YOUR OBJECTIVE:
Please, without the pictures, retype exactly the lines from the start of the material through the line that holds "const hpFitY = [-19.6, 10.0];".

── DATA PROVIDED ──

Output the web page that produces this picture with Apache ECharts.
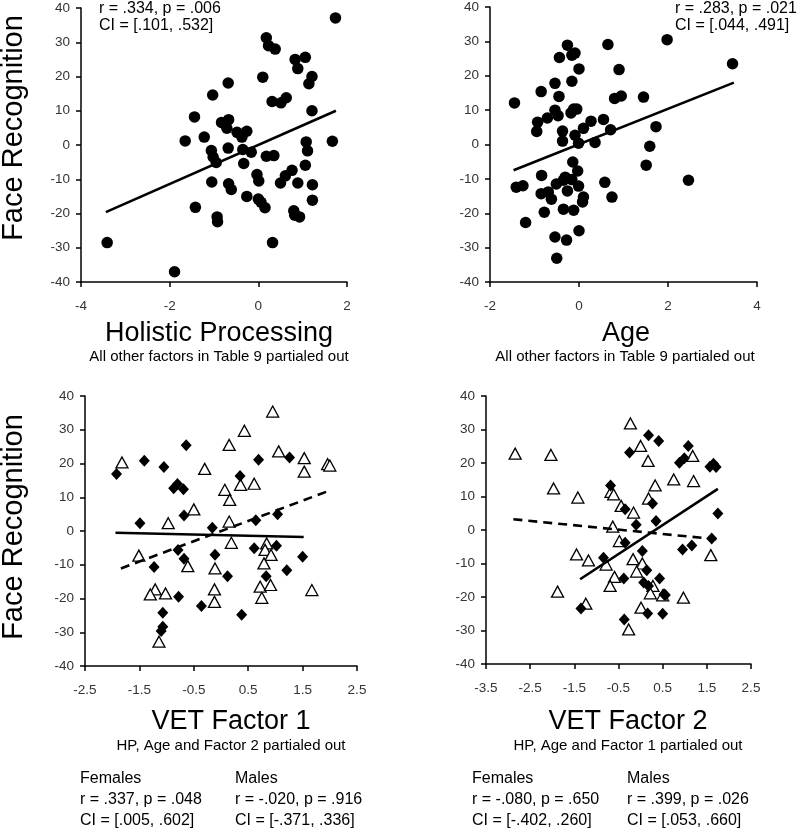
<!DOCTYPE html>
<html><head><meta charset="utf-8">
<script src="https://cdn.jsdelivr.net/npm/echarts@6/dist/echarts.min.js"></script>
<style>html,body{margin:0;padding:0;background:#fff}#c{width:800px;height:834px}</style>
</head><body><div id="c"></div>
<script>
// ---- Panel 1: Holistic Processing ----
const hpX = [-3.41,-1.89,1.74,0.18,0.23,0.38,0.10,0.83,0.89,1.06,1.21,1.14,0.31,0.51,0.63,1.21,-0.68,-1.03,-1.44,-1.65,-1.22,-0.83,-0.67,-0.71,-0.48,-0.37,-0.26,-1.06,-1.02,-0.95,-0.68,-0.35,-0.16,-0.33,-1.05,-0.67,-0.61,-0.26,-1.42,-0.93,-0.92,-0.03,0.01,0.00,0.06,0.15,0.18,0.35,0.32,0.50,0.61,0.76,0.89,0.80,0.82,0.93,1.08,1.11,1.06,1.22,1.22,1.67];
const hpY = [-28.5,-37.0,37.1,31.3,29.0,28.0,19.8,25.0,22.3,25.6,20.0,17.9,12.7,12.3,13.8,10.0,18.1,14.6,8.2,1.2,2.3,6.6,7.4,4.9,3.7,2.3,4.0,-1.6,-3.5,-5.1,-0.9,-1.3,-2.1,-5.4,-10.8,-11.3,-13.0,-15.0,-18.2,-21.0,-22.4,-8.6,-10.5,-15.8,-16.7,-18.3,-3.3,-3.1,-28.5,-11.1,-9.0,-7.4,-11.1,-19.2,-20.5,-21.0,0.9,-1.7,-5.9,-11.6,-16.1,1.1];
const hpFitX = [-3.44, 1.75];
const hpFitY = [-19.6, 10.0];

// ---- Panel 2: Age ----
const ageX = [-1.45,-1.41,-1.26,-1.20,-0.85,-0.93,-0.95,-0.71,-0.54,-0.47,-0.54,-0.45,-0.44,-0.26,-0.16,-0.09,-0.16,0.00,-0.18,-0.12,-0.05,-0.37,-0.37,-0.09,-0.01,0.10,0.27,0.36,0.55,0.71,0.65,0.80,0.95,0.90,1.45,1.73,1.59,1.51,1.98,2.46,3.45,-0.84,-0.85,-0.69,-0.62,-0.78,-0.51,-0.31,-0.35,-0.26,-0.16,-0.14,-0.03,-0.01,0.10,0.08,-0.35,-0.12,-0.54,-0.28,0.00,-0.50,0.58,0.74];
const ageY = [12.1,-12.4,-12.0,-22.7,15.4,6.5,3.8,7.7,10.0,8.4,17.8,14.0,25.3,28.9,26.0,26.6,18.4,22.0,9.2,10.3,10.3,3.9,1.0,2.7,0.4,4.7,6.8,0.6,7.3,4.3,29.1,13.4,14.1,21.8,13.8,5.2,-0.5,-6.0,30.5,-10.4,23.5,-9.0,-14.3,-13.8,-15.9,-19.7,-11.5,-9.5,-10.4,-13.5,-10.2,-5.1,-7.7,-12.1,-15.3,-16.7,-18.8,-19.1,-26.9,-27.8,-25.1,-33.1,-11.0,-15.3];
const ageFitX = [-1.47, 3.48];
const ageFitY = [-7.5, 18.0];

// ---- Panel 3: VET Factor 1 ----
const f1FemX = [-1.82,-1.51,-0.97,-0.50,-0.61,-0.30,-0.11,0.15,0.43,0.07,0.16,0.36,0.15,0.19,0.61,0.95,1.06,1.53,1.53,1.96,2.00,0.84,0.81,0.92,0.79,1.67,-1.21,-1.30,-1.02,-1.14,-0.12,-0.12,0.72,0.91,0.75];
const f1FemY = [20.3,-7.3,2.3,6.4,-10.4,18.4,-11.1,25.5,29.7,12.2,9.2,13.7,2.8,-3.5,14.0,35.4,23.6,21.6,17.6,19.8,19.4,-3.7,-5.6,-7.1,-9.6,-17.5,-17.3,-18.8,-18.5,-32.8,-17.3,-21.0,-16.5,-16.0,-19.8];
const f1MaleX = [-1.92,-1.41,-1.49,-1.05,-0.87,-0.80,-0.69,-0.64,-0.68,-0.79,-0.68,-1.23,-0.16,-0.11,0.35,0.69,0.64,0.61,1.04,1.26,1.02,1.50,1.21,0.83,0.12,-0.78,-0.36,-1.07,0.38,-1.07,-1.10];
const f1MaleY = [16.9,20.8,2.3,19.0,12.7,13.9,12.4,25.4,4.6,-5.6,-8.2,-10.7,1.0,-7.0,16.3,21.1,3.2,-5.1,5.0,21.8,-4.4,-7.6,-11.6,-13.4,-13.4,-19.5,-22.2,-24.2,-24.8,-28.4,-29.6];
const f1FemFitX = [-1.84, 2.0];
const f1FemFitY = [-11.1, 12.0];
const f1MaleFitX = [-1.94, 1.52];
const f1MaleFitY = [-0.5, -1.8];

// ---- Panel 4: VET Factor 2 ----
const f2FemX = [-2.84,-2.03,-1.97,-1.42,-0.23,0.00,0.17,1.18,-0.67,-0.61,-0.44,-0.16,0.18,0.33,0.75,1.20,-0.63,-0.48,-1.45,-1.18,-0.78,-0.17,0.04,-0.09,1.59,-0.59,-0.69,-1.88,-1.24,0.01,0.28,0.22,0.50,0.97,-0.27];
const f2FemY = [22.8,22.4,12.4,9.7,31.8,25.1,20.6,22.1,11.4,10.6,7.2,5.2,9.4,13.3,15.1,14.6,1.0,-3.3,-7.3,-9.1,-10.3,-8.7,-10.0,-12.4,-7.5,-14.0,-16.7,-18.4,-22.0,-23.2,-16.7,-18.9,-19.5,-20.2,-29.7];
const f2MaleX = [-0.68,-0.35,-0.25,0.18,0.41,0.27,-0.10,0.35,-0.35,-0.84,0.04,0.14,0.43,-0.38,0.07,0.18,0.56,0.88,0.99,1.08,1.57,1.65,1.71,1.75,0.95,1.16,1.61,-1.35,0.16,0.50,-0.37,0.53];
const f2MaleY = [13.3,6.2,23.1,28.3,26.6,7.9,1.6,2.7,-3.8,-8.3,-6.3,-12.0,-14.5,-14.5,-15.7,-16.7,-19.4,20.1,21.4,25.1,18.9,19.8,18.8,4.9,-5.8,-4.6,-2.5,-23.4,-24.9,-25.0,-26.7,-19.2];
const f2FemFitX = [-2.88, 1.75];
const f2FemFitY = [3.2, -2.8];
const f2MaleFitX = [-1.37, 1.75];
const f2MaleFitY = [-14.7, 12.3];

// ---- Axes ticks ----
const yRange = [-40, 40], yStep = 10;
const hpXRange = [-4, 2], hpXStep = 2;
const ageXRange = [-2, 4], ageXStep = 2;
const f1XRange = [-2.5, 2.5], f1XStep = 1;
const f2XRange = [-3.5, 2.5], f2XStep = 1;

// ---- Texts ----
const yTitle = 'Face Recognition';
const titles = ['Holistic Processing', 'Age', 'VET Factor 1', 'VET Factor 2'];
const subtitles = ['All other factors in Table 9 partialed out', 'All other factors in Table 9 partialed out',
  'HP, Age and Factor 2 partialed out', 'HP, Age and Factor 1 partialed out'];
const statsTop = [['r = .334, p = .006', 'CI = [.101, .532]'], ['r = .283, p = .021', 'CI = [.044, .491]']];
const statsBottom = [
  [['Females', 'r = .337, p = .048', 'CI = [.005, .602]'], ['Males', 'r = -.020, p = .916', 'CI = [-.371, .336]']],
  [['Females', 'r = -.080, p = .650', 'CI = [-.402, .260]'], ['Males', 'r = .399, p = .026', 'CI = [.053, .660]']]
];

const zip = (a, b) => a.map((v, i) => [v, b[i]]);
const FONT = 'Liberation Sans, Arial, sans-serif';

const grids = [
  {left: 81, top: 8, width: 266, height: 274},
  {left: 490, top: 7, width: 267, height: 275},
  {left: 85, top: 396, width: 272, height: 270},
  {left: 486, top: 396, width: 265, height: 268}
];
const xr = [[hpXRange, hpXStep], [ageXRange, ageXStep], [f1XRange, f1XStep], [f2XRange, f2XStep]];

function axisCommon() {
  return {
    type: 'value',
    axisLine: {show: true, onZero: false, lineStyle: {color: '#000', width: 1.5}},
    axisTick: {show: true, length: 5, lineStyle: {color: '#000', width: 1.5}},
    splitLine: {show: false}
  };
}
const xAxes = xr.map((r, i) => Object.assign(axisCommon(), {
  gridIndex: i, min: r[0][0], max: r[0][1], interval: r[1],
  axisLabel: {color: '#333', fontSize: 13.5, fontFamily: FONT, margin: 17, showMinLabel: true, showMaxLabel: true}
}));
const yAxes = grids.map((g, i) => Object.assign(axisCommon(), {
  gridIndex: i, min: yRange[0], max: yRange[1], interval: yStep,
  axisLabel: {color: '#333', fontSize: 13.5, fontFamily: FONT, margin: 11}
}));

function scatter(i, x, y, kind) {
  const s = {type: 'scatter', xAxisIndex: i, yAxisIndex: i, data: zip(x, y), z: 2};
  if (kind === 'circle') { s.symbol = 'circle'; s.symbolSize = 11.5; s.itemStyle = {color: '#000', opacity: 1}; }
  if (kind === 'diamond') { s.symbol = 'diamond'; s.symbolSize = [11, 12]; s.itemStyle = {color: '#000', opacity: 1}; }
  if (kind === 'triangle') { s.symbol = 'triangle'; s.symbolSize = [12, 11]; s.itemStyle = {color: '#fff', borderColor: '#000', borderWidth: 1.3, opacity: 1}; }
  return s;
}
function fit(i, x, y, dashed) {
  return {type: 'line', xAxisIndex: i, yAxisIndex: i, data: zip(x, y), symbol: 'none', z: 3,
    lineStyle: {color: '#000', width: 2.6, type: dashed ? [9, 6] : 'solid'}};
}

const series = [
  scatter(0, hpX, hpY, 'circle'), fit(0, hpFitX, hpFitY, false),
  scatter(1, ageX, ageY, 'circle'), fit(1, ageFitX, ageFitY, false),
  scatter(2, f1FemX, f1FemY, 'triangle'), scatter(2, f1MaleX, f1MaleY, 'diamond'),
  fit(2, f1FemFitX, f1FemFitY, true), fit(2, f1MaleFitX, f1MaleFitY, false),
  scatter(3, f2FemX, f2FemY, 'triangle'), scatter(3, f2MaleX, f2MaleY, 'diamond'),
  fit(3, f2FemFitX, f2FemFitY, true), fit(3, f2MaleFitX, f2MaleFitY, false)
];

function txt(text, x, y, size, align, opts) {
  return Object.assign({type: 'text', x: x, y: y, silent: true,
    style: {text: text, fill: '#000', font: size + 'px ' + FONT, align: align || 'center', verticalAlign: 'middle'}}, opts || {});
}
const graphics = [
  txt(yTitle, 14, 128, 29, 'center', {rotation: Math.PI / 2}),
  txt(yTitle, 14, 527, 29, 'center', {rotation: Math.PI / 2}),
  txt(titles[0], 219, 334, 27), txt(subtitles[0], 219, 357, 15),
  txt(titles[1], 626, 334, 27), txt(subtitles[1], 625, 357, 15),
  txt(titles[2], 231, 722, 27), txt(subtitles[2], 231, 746, 15),
  txt(titles[3], 628, 722, 27), txt(subtitles[3], 628, 746, 15),
  txt(statsTop[0][0], 99, 9, 16, 'left'), txt(statsTop[0][1], 99, 26, 16, 'left'),
  txt(statsTop[1][0], 675, 9, 16, 'left'), txt(statsTop[1][1], 675, 26, 16, 'left')
];
const colX = [[80, 235], [472, 627]];
const rowY = [779, 800, 821];
statsBottom.forEach((panel, p) => panel.forEach((col, c) => col.forEach((line, r) => {
  graphics.push(txt(line, colX[p][c], rowY[r], 16, 'left'));
})));

const chart = echarts.init(document.getElementById('c'), null, {renderer: 'canvas'});
chart.setOption({
  animation: false,
  backgroundColor: '#fff',
  grid: grids,
  xAxis: xAxes,
  yAxis: yAxes,
  series: series,
  graphic: graphics
});
</script></body></html>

───

THE RESPONSE:
Output the web page that produces this picture with Apache ECharts.
<!DOCTYPE html>
<html><head><meta charset="utf-8">
<script src="https://cdn.jsdelivr.net/npm/echarts@6/dist/echarts.min.js"></script>
<style>html,body{margin:0;padding:0;background:#fff}#c{width:800px;height:834px}</style>
</head><body><div id="c"></div>
<script>
// ---- Panel 1: Holistic Processing ----
const hpX = [-3.41,-1.89,1.74,0.18,0.23,0.38,0.10,0.83,0.89,1.06,1.21,1.14,0.31,0.51,0.63,1.21,-0.68,-1.03,-1.44,-1.65,-1.22,-0.83,-0.67,-0.71,-0.48,-0.37,-0.26,-1.06,-1.02,-0.95,-0.68,-0.35,-0.16,-0.33,-1.05,-0.67,-0.61,-0.26,-1.42,-0.93,-0.92,-0.03,0.01,0.00,0.06,0.15,0.18,0.35,0.32,0.50,0.61,0.76,0.89,0.80,0.82,0.93,1.08,1.11,1.06,1.22,1.22,1.67];
const hpY = [-28.5,-37.0,37.1,31.3,29.0,28.0,19.8,25.0,22.3,25.6,20.0,17.9,12.7,12.3,13.8,10.0,18.1,14.6,8.2,1.2,2.3,6.6,7.4,4.9,3.7,2.3,4.0,-1.6,-3.5,-5.1,-0.9,-1.3,-2.1,-5.4,-10.8,-11.3,-13.0,-15.0,-18.2,-21.0,-22.4,-8.6,-10.5,-15.8,-16.7,-18.3,-3.3,-3.1,-28.5,-11.1,-9.0,-7.4,-11.1,-19.2,-20.5,-21.0,0.9,-1.7,-5.9,-11.6,-16.1,1.1];
const hpFitX = [-3.44, 1.75];
const hpFitY = [-19.6, 10.0];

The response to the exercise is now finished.